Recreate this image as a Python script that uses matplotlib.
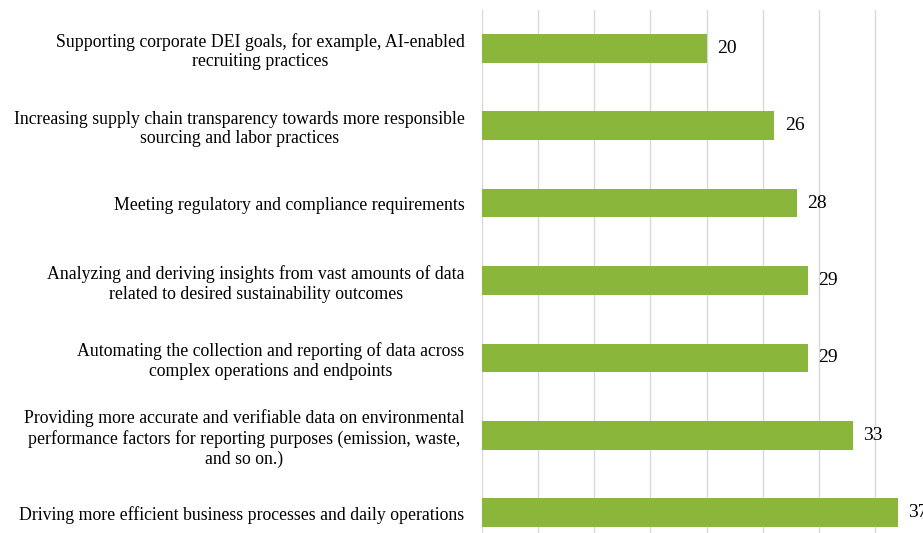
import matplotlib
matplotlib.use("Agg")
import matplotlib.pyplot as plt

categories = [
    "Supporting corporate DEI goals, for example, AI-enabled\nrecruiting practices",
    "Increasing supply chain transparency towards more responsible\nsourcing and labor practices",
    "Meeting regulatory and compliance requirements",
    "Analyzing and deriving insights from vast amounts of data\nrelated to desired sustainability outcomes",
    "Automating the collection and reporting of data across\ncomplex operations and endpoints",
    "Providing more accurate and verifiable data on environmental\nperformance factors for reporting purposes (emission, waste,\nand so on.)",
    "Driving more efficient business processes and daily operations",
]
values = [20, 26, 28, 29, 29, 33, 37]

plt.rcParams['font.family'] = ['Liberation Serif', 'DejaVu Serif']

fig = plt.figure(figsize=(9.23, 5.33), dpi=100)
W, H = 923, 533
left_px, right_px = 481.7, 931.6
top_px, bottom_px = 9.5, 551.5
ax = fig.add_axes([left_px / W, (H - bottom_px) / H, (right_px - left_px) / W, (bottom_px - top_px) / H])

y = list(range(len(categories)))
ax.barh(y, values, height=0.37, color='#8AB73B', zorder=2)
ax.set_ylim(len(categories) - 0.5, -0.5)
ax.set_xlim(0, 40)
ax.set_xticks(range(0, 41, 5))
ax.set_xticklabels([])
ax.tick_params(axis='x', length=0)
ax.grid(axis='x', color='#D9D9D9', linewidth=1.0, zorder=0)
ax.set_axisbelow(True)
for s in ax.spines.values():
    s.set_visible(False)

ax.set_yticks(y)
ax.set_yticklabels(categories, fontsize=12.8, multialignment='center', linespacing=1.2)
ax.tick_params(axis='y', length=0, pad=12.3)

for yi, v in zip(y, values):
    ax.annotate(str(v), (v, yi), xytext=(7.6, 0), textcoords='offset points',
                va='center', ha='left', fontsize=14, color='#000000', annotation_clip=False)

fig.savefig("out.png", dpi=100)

____

* [WHAT YOU HAVE TO DO] Repeat the data in full and exactly. Omit pictures.

* [WRITTEN RESPONSE]
Recreate this image as a Python script that uses matplotlib.
import matplotlib
matplotlib.use("Agg")
import matplotlib.pyplot as plt

categories = [
    "Supporting corporate DEI goals, for example, AI-enabled\nrecruiting practices",
    "Increasing supply chain transparency towards more responsible\nsourcing and labor practices",
    "Meeting regulatory and compliance requirements",
    "Analyzing and deriving insights from vast amounts of data\nrelated to desired sustainability outcomes",
    "Automating the collection and reporting of data across\ncomplex operations and endpoints",
    "Providing more accurate and verifiable data on environmental\nperformance factors for reporting purposes (emission, waste,\nand so on.)",
    "Driving more efficient business processes and daily operations",
]
values = [20, 26, 28, 29, 29, 33, 37]

plt.rcParams['font.family'] = ['Liberation Serif', 'DejaVu Serif']

fig = plt.figure(figsize=(9.23, 5.33), dpi=100)
W, H = 923, 533
left_px, right_px = 481.7, 931.6
top_px, bottom_px = 9.5, 551.5
ax = fig.add_axes([left_px / W, (H - bottom_px) / H, (right_px - left_px) / W, (bottom_px - top_px) / H])

y = list(range(len(categories)))
ax.barh(y, values, height=0.37, color='#8AB73B', zorder=2)
ax.set_ylim(len(categories) - 0.5, -0.5)
ax.set_xlim(0, 40)
ax.set_xticks(range(0, 41, 5))
ax.set_xticklabels([])
ax.tick_params(axis='x', length=0)
ax.grid(axis='x', color='#D9D9D9', linewidth=1.0, zorder=0)
ax.set_axisbelow(True)
for s in ax.spines.values():
    s.set_visible(False)

ax.set_yticks(y)
ax.set_yticklabels(categories, fontsize=12.8, multialignment='center', linespacing=1.2)
ax.tick_params(axis='y', length=0, pad=12.3)

for yi, v in zip(y, values):
    ax.annotate(str(v), (v, yi), xytext=(7.6, 0), textcoords='offset points',
                va='center', ha='left', fontsize=14, color='#000000', annotation_clip=False)

fig.savefig("out.png", dpi=100)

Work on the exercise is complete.